イスラム教の預言者ムハンマドを侮辱したとして、冒瀆(ぼうとく)罪により下級審で死刑判決を受けていたパキスタン人女性キリスト教徒、アーシア・ビビさん(47)に対し、同国の最高裁は31日、無罪を言い渡した。ビビさんの裁判をめぐっては同国内で世論が二分し、国際的にも冒瀆罪に対してや、8年以上収監されているビビさんへの人道的観点から非難の声が上がっていた。
ビビさんは2009年、同じ農場で働いていたイスラム教徒の女性たちから、キリスト教徒であることを理由に、ビビさんの使った器は「汚れている」と言われ、その器で水を飲むことを拒否される嫌がらせを受けた。それに対してビビさんは、「私は私の宗教と、人類の罪のために十字架で死んだイエス・キリストを信じます。あなたがたの預言者ムハンマドは人類を救うために何をしたのですか」と応じたという。しかしこの発言がムハンマドを侮辱するものだとし、ビビさんは逮捕され、翌10年に死刑を言い渡された。
英BBC(英語)によると、最高裁は判決で、検察は「本件に関して、十分な容疑があると証明することを全面的に失敗した」と指摘。証拠が不十分な上、適正な手続きが取られていなかったと述べた。さらに、問題とされたビビさんの発言についても、彼女を殺すと脅迫する人々の前で出たものだと付け加えた。
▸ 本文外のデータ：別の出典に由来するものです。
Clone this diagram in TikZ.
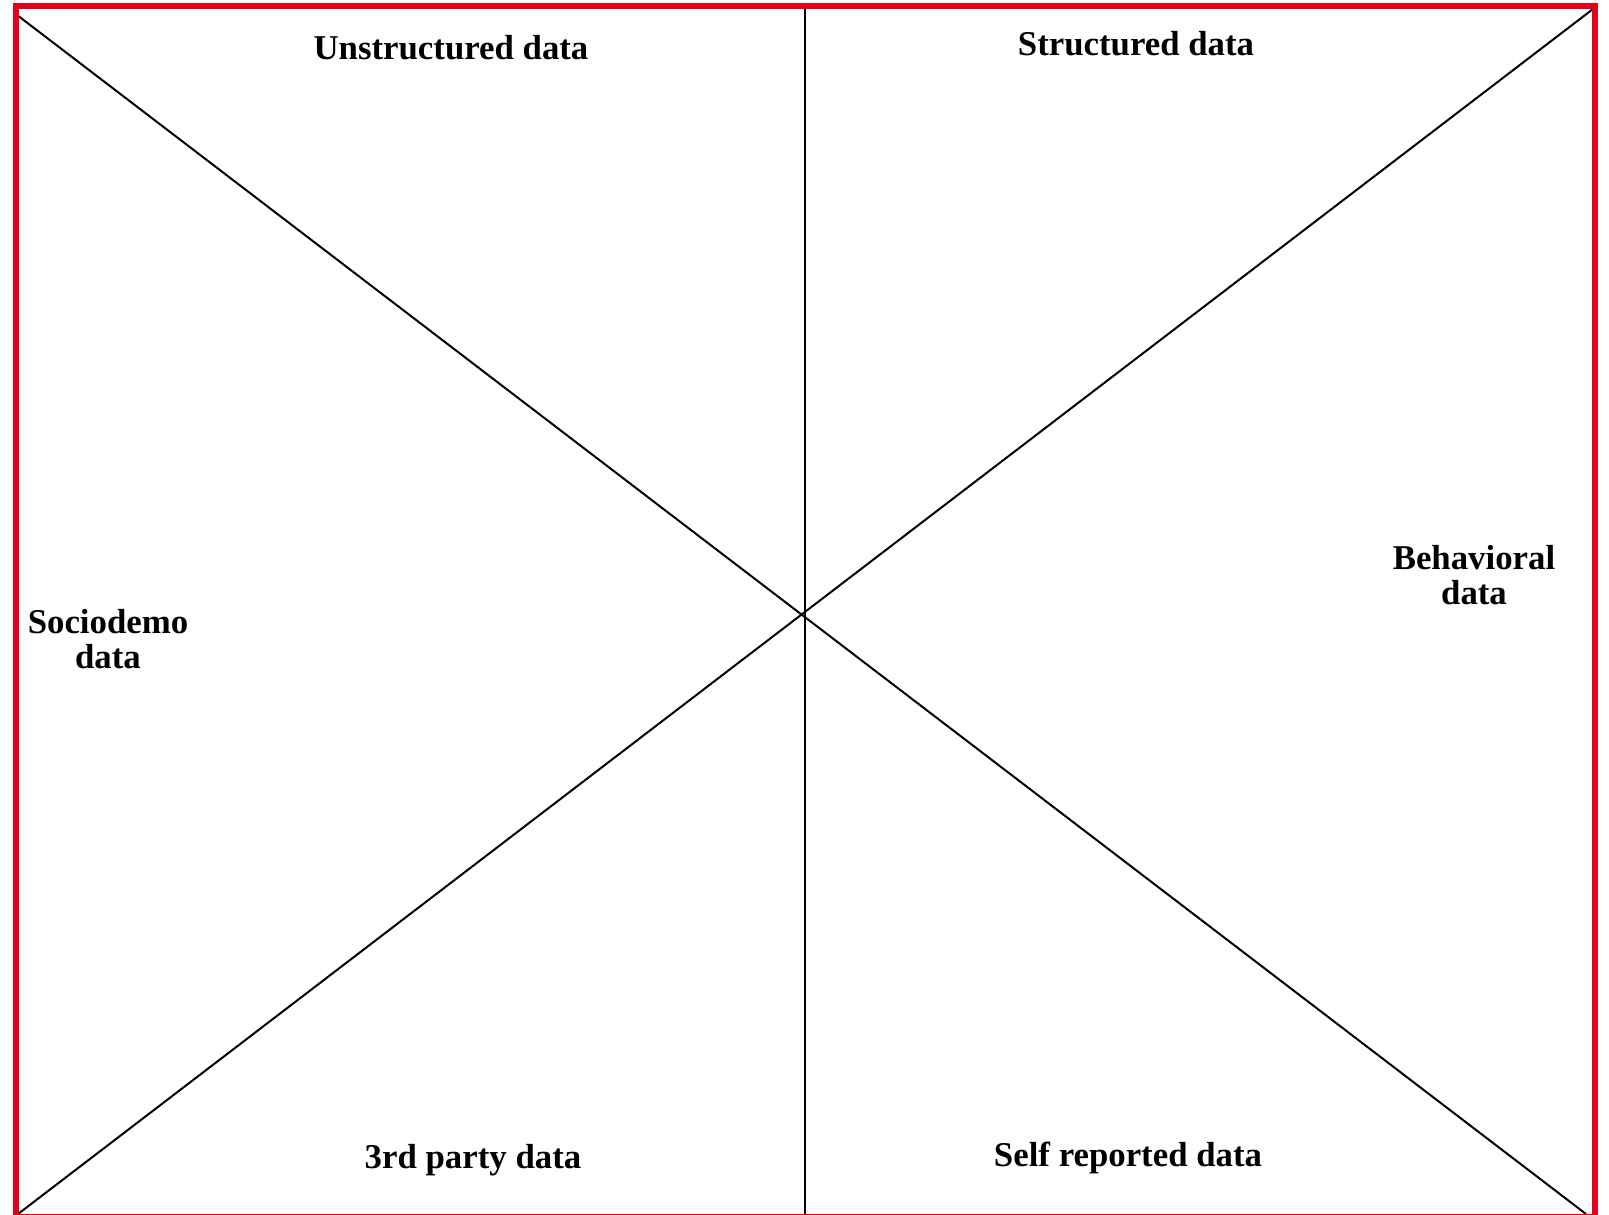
\documentclass[tikz,border=0pt]{standalone}
\usepackage{fontspec}
\setmainfont{Liberation Serif}
\definecolor{vermelho}{RGB}{226,0,26}
\tikzset{
  rotulo/.style={font=\fontsize{17.4}{17.5}\selectfont\bfseries, align=center, inner sep=0pt},
  linha/.style={line width=1pt, black}
}
\begin{document}
\begin{tikzpicture}[x=0.5pt, y=-0.5pt] %Escala em pixels
	\useasboundingbox (0,0) rectangle (1609,1214); %Margens
		%Cantos
	\coordinate (se) at (17,15);
	\coordinate (sd) at (1593,9);
	\coordinate (ie) at (18,1214);
	\coordinate (id) at (1586,1214);
	\coordinate (topo) at (805,6);
	\coordinate (base) at (805,1214);
		%Retas
	\draw[linha] (se) -- (id); %Diagonal descendente
	\draw[linha] (sd) -- (ie); %Diagonal ascendente
	\draw[linha] (topo) -- (base); %Reta vertical
		%Moldura
	\draw[vermelho, line width=3pt] (16,6.5) rectangle (1595,1217);
		%Rotulos
	\node[rotulo] (naoestr) at (451,48) {Unstructured data};
	\node[rotulo] (estr) at (1136,44) {Structured data};
	\node[rotulo] (socio) at (108,639) {Sociodemo\\data};
	\node[rotulo] (comport) at (1474,575) {Behavioral\\data};
	\node[rotulo] (terceiros) at (473,1160) {3rd party data};
	\node[rotulo] (autodecl) at (1128,1158) {Self reported data};
\end{tikzpicture}
\end{document}
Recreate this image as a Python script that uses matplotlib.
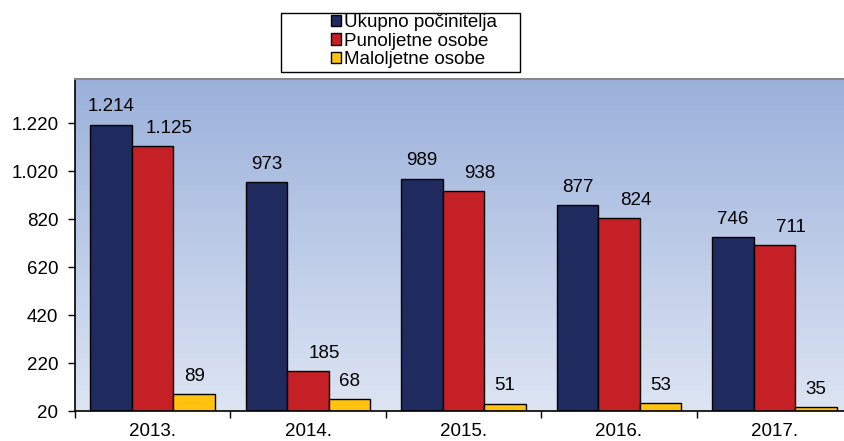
import matplotlib.pyplot as plt
import numpy as np
from matplotlib.colors import LinearSegmentedColormap
from matplotlib.patches import Rectangle

plt.rcParams['font.family'] = ['Liberation Sans', 'DejaVu Sans']

years = ['2013.', '2014.', '2015.', '2016.', '2017.']
ukupno = [1214, 973, 989, 877, 746]
punoljetne = [1125, 185, 938, 824, 711]
maloljetne = [89, 68, 51, 53, 35]
series_names = ['Ukupno počinitelja', 'Punoljetne osobe', 'Maloljetne osobe']
colors = ['#1F2A5E', '#C42026', '#FFC20E']
yticks = [20, 220, 420, 620, 820, 1020, 1220]

fs = 13.5
fig = plt.figure(figsize=(8.44, 4.41), dpi=100)
# plot area runs a little past the right edge of the image
ax = fig.add_axes([75 / 844, 1 - 411 / 441, (852 - 75) / 844, (411 - 79) / 441])

ymin, ymax = 20, 1404
x = np.arange(len(years))
w = 0.267

# gradient background
cmap = LinearSegmentedColormap.from_list('bg', ['#DDE5F3', '#9BB1DB'])
grad = np.linspace(0, 1, 256).reshape(-1, 1)
ax.imshow(grad, cmap=cmap, origin='lower', aspect='auto',
          extent=[-0.5, len(years) - 0.5, ymin, ymax], zorder=0)

label_dx = [0, 12, 0]  # red labels sit shifted to the right
for i, (vals, c) in enumerate(zip([ukupno, punoljetne, maloljetne], colors)):
    pos = x + (i - 1) * w
    ax.bar(pos, np.array(vals) - ymin, w, bottom=ymin, color=c,
           edgecolor='black', linewidth=1, zorder=2, label=series_names[i])
    for p, v in zip(pos, vals):
        ax.annotate(f'{v:,}'.replace(',', '.'), (p, v), xytext=(label_dx[i], 9.5),
                    textcoords='offset points', ha='center', va='baseline',
                    fontsize=fs, zorder=3)

ax.set_xlim(-0.5, len(years) - 0.5)
ax.set_ylim(ymin, ymax)
ax.set_yticks(yticks)
ax.set_yticklabels([f'{v:,}'.replace(',', '.') for v in yticks], fontsize=fs)
ax.set_xticks(x)
ax.set_xticklabels(years, fontsize=fs)
ax.tick_params(axis='x', length=0, pad=9)
ax.tick_params(axis='y', length=5, width=1, pad=7)
ax.set_xticks(np.arange(-0.5, len(years)), minor=True)
ax.tick_params(axis='x', which='minor', length=5, width=1)

ax.spines['right'].set_visible(False)
ax.spines['top'].set_color('#888888')
ax.spines['top'].set_linewidth(1.5)
ax.spines['left'].set_linewidth(1.2)
ax.spines['bottom'].set_linewidth(1.2)

# legend box
fig.patches.append(Rectangle((281 / 844, 1 - 72 / 441), (520 - 281) / 844, (72 - 13) / 441,
                             transform=fig.transFigure, fill=False,
                             edgecolor='black', linewidth=1))
fig.legend(loc='upper left', bbox_to_anchor=(331 / 844, 1 - 14 / 441), frameon=False,
           fontsize=fs, handlelength=0.55, handleheight=0.55, handletextpad=0.15,
           labelspacing=0.08, borderpad=0, borderaxespad=0)

fig.savefig('out.png', dpi=100)
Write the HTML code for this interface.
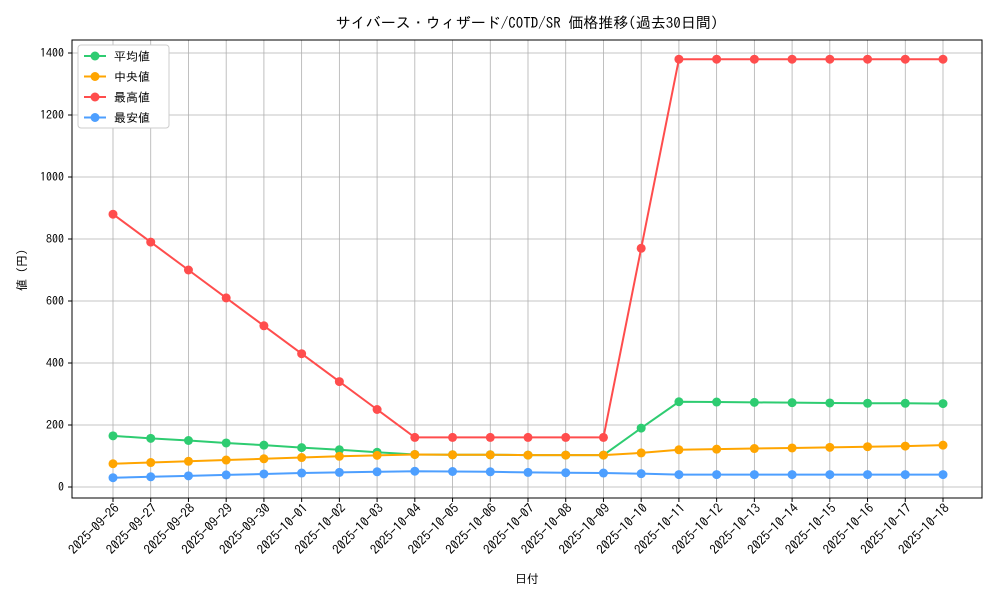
<!DOCTYPE html>
<html><head><meta charset="utf-8">
<style>
body{margin:0;background:#fff;}
svg{font-family:"IPAGothic","Noto Sans CJK JP",sans-serif;}
</style></head>
<body>
<svg id="chart" width="1000" height="600" xmlns="http://www.w3.org/2000/svg">
<rect width="1000" height="600" fill="#fff"/>
<text x="527" y="28" text-anchor="middle" font-size="15">サイバース・ウィザード/COTD/SR 価格推移(過去30日間)</text>
<g id="grid"></g>
<g id="axes"></g>
<g id="series"></g>
<text x="527" y="583" text-anchor="middle" font-size="12">日付</text>
<text transform="translate(26,270) rotate(-90)" text-anchor="middle" font-size="12">値 (円)</text>
<g id="legend"></g>
</svg>
<script>
const categories=["2025-09-26","2025-09-27","2025-09-28","2025-09-29","2025-09-30","2025-10-01","2025-10-02","2025-10-03","2025-10-04","2025-10-05","2025-10-06","2025-10-07","2025-10-08","2025-10-09","2025-10-10","2025-10-11","2025-10-12","2025-10-13","2025-10-14","2025-10-15","2025-10-16","2025-10-17","2025-10-18"];
const avgValues=[165,157,150,142,135,127,120,112,105,104,104,103,103,103,190,275,274,273,272,271,270,270,269];
const medianValues=[75,79,83,87,91,95,99,102,105,104,104,103,103,103,110,120,122,124,126,128,130,132,135];
const maxValues=[880,790,700,610,520,430,340,250,160,160,160,160,160,160,770,1380,1380,1380,1380,1380,1380,1380,1380];
const minValues=[30,33,36,39,42,45,47,49,51,50,49,47,46,45,43,40,40,40,40,40,40,40,40];
const yTicks=[0,200,400,600,800,1000,1200,1400];
const seriesNames=["平均値","中央値","最高値","最安値"];
const NS="http://www.w3.org/2000/svg";
const L=72,R=982,T=40,B=498;
const x0=113,x1=943;
function xs(i){return x0+(x1-x0)*i/(categories.length-1);}
function ys(v){return 487-v*(487-53)/1400;}
function mk(tag,attrs,parent){const e=document.createElementNS(NS,tag);for(const k in attrs)e.setAttribute(k,attrs[k]);parent.appendChild(e);return e;}
const grid=document.getElementById('grid'),axes=document.getElementById('axes'),ser=document.getElementById('series'),leg=document.getElementById('legend');
categories.forEach((c,i)=>{
  const g=mk('line',{x1:xs(i),x2:xs(i),y1:T,y2:B,stroke:'#b0b0b0','stroke-width':0.8},grid);
  
  
  mk('line',{x1:xs(i),x2:xs(i),y1:B,y2:B+4,stroke:'#000'},axes);
  const t=mk('text',{x:0,y:0,'font-size':13,'text-anchor':'end',transform:`translate(${xs(i)+7},${B+11}) rotate(-45)`},axes);
  t.textContent=c;
  
  
});
yTicks.forEach(v=>{
  const g=mk('line',{x1:L,x2:R,y1:ys(v),y2:ys(v),stroke:'#b0b0b0','stroke-width':0.8},grid);
  
  
  mk('line',{x1:L-4,x2:L,y1:ys(v),y2:ys(v),stroke:'#000'},axes);
  const t=mk('text',{x:L-8,y:ys(v)+4,'font-size':12,'text-anchor':'end'},axes);
  t.textContent=v;
  
  
});
const fr=mk('rect',{x:L,y:T,width:R-L,height:B-T,fill:'none',stroke:'#000','stroke-width':1},axes);


const all=[[avgValues,'#2ecc71'],[medianValues,'#ffa500'],[maxValues,'#ff4d4d'],[minValues,'#4d9fff']];
all.forEach(([vals,col],si)=>{
  const g=mk('g',{},ser);
  
  
  mk('polyline',{points:vals.map((v,i)=>xs(i)+','+ys(v)).join(' '),fill:'none',stroke:col,'stroke-width':2},g);
  vals.forEach((v,i)=>{
    const p=mk('circle',{cx:xs(i),cy:ys(v),r:4.5,fill:col},g);
    
    
  });
});
mk('rect',{x:78,y:45,width:91,height:83,fill:'#fff',stroke:'#ccc',rx:3},leg);
seriesNames.forEach((n,i)=>{
  const y=56+i*20.5;
  const e=mk('g',{},leg);
  
  
  mk('line',{x1:84,x2:106,y1:y,y2:y,stroke:all[i][1],'stroke-width':2},e);
  mk('circle',{cx:95,cy:y,r:4.5,fill:all[i][1]},e);
  const t=mk('text',{x:114,y:y+4.5,'font-size':12},e);
  t.textContent=n;
});
</script>
</body></html>
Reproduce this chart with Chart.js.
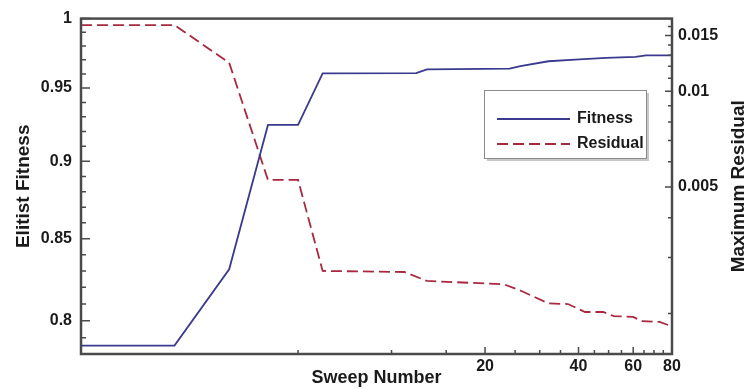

判決は、イスラム教の聖典「コーラン」やイスラム教の歴史について多く言及。最後は、ムハンマドの言語録「ハディース」に書かれている、非イスラム教徒に対して親切に接するよう勧める言葉を引用して終わっている。
ビビさんはこの日、出廷しなかったが、暴動の発生を警戒した警察が、最高裁の周辺を厳重に警備した。ビビさんが無罪となったことで、新たな暴動が発生する危険性もあるという。
BBCによると、ビビさんに対しては数カ国が亡命の受け入れを表明しており、ビビさんは釈放後、海外へ亡命する可能性がある。ビビさんには5人の子どもがおり、娘の1人は以前、AFP通信に対し、ビビさんが釈放されれば「お母さんに抱き付きます。お母さんに会うと泣いてしまうと思いますが、お母さんを解放してくださった神様に感謝します」と話していた。
この事件をめぐっては、ビビさんを公に擁護する発言をしていた地元パンジャブ州の元知事が、自宅で射殺される事件も発生している。裁判は10年に地裁で死刑判決が出された後、高裁での審理は何度も延期され、15年に最高裁に移ってからも審理は遅れた。またビビさんは収監中も、食事に毒を盛られるなどして殺害される危険性があったため、自分で食事を料理することが許可されるなどしていた。